Again, in PRPC, use ListView with customized HTML Property to replace Repeat layout which will be very slow if there're more rows. If possible, avoid using DB connection in HTML Properties, if the HTML Property will be used in a list view.
- Estimate properly on server capacity with the timing returned by PRPC Performance tool or base on experience, and the performance requirement. Also please consider about the nature of business users like think time. If the capacity estimation shows in red, please make a decision as early as possible that revise the performance requirement, or use server cluster. Please don't forget the impact on system/software architecture for server cluster, especially for the functions sharing a same resource like hard disk.
The expression can be:
Max Concurrent User = Number of CPU * Performance Requirement / Function Timing
Max Active User = Max Concurrent User * Thinking Time
- It would be better add codes to record the execution timing for major activities. If possible, install a runtime performance monitor to the PRPC server, like Wily.

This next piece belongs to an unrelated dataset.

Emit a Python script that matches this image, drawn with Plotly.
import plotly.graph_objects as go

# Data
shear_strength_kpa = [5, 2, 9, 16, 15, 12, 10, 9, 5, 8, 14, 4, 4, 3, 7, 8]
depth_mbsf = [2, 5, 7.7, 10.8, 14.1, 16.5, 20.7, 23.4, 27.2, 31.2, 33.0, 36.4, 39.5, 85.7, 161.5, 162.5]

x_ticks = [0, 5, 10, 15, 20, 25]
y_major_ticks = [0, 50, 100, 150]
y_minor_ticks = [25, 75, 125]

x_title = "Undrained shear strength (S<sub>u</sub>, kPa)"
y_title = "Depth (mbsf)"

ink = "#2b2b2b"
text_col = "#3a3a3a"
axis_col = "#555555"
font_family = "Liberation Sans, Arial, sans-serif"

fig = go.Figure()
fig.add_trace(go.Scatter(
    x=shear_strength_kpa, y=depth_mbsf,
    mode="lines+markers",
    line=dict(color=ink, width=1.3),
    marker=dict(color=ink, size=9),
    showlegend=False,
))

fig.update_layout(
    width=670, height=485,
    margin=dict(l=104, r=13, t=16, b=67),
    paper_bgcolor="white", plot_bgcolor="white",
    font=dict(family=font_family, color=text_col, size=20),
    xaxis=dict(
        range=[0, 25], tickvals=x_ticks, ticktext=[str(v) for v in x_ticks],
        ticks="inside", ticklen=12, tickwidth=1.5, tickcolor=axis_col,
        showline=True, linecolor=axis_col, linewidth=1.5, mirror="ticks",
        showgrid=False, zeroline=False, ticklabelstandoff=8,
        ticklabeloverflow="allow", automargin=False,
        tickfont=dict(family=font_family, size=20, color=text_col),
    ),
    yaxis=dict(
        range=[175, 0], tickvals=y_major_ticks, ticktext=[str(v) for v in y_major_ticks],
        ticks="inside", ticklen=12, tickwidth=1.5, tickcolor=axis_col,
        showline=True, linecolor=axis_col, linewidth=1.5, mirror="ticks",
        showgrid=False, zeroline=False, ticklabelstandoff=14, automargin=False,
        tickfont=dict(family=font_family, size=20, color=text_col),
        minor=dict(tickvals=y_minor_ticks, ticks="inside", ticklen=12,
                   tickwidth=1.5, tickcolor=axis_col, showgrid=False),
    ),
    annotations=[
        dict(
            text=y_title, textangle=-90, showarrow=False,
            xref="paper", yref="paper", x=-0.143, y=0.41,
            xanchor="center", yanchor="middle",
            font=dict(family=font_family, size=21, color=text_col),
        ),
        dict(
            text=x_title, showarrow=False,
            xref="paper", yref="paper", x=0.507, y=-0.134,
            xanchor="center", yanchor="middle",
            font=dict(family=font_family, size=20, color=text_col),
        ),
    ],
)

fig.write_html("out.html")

- Performance is quite critical today, and performance testing becomes more and more important. It will be very helpful to run a performance testing before system goes into production.
- Some factors which will impact performance are easily overlooked:
-
- Log file and PRPC Temp folder
– Store in NAS or SAN?
– Any other application uses disk very heavily?
-
- Usability
– If the default option can save unnecessary clicking?
– Does system give users a friendly presentation on bulk processing?
– Is the buttons on good position?
– Does the TAB move cursor logically?
-
- Auto refresh on regular basis
– Is it really required to use auto refresh? It will increase the number of active user.
– Can system use other approach to avoid auto refresh?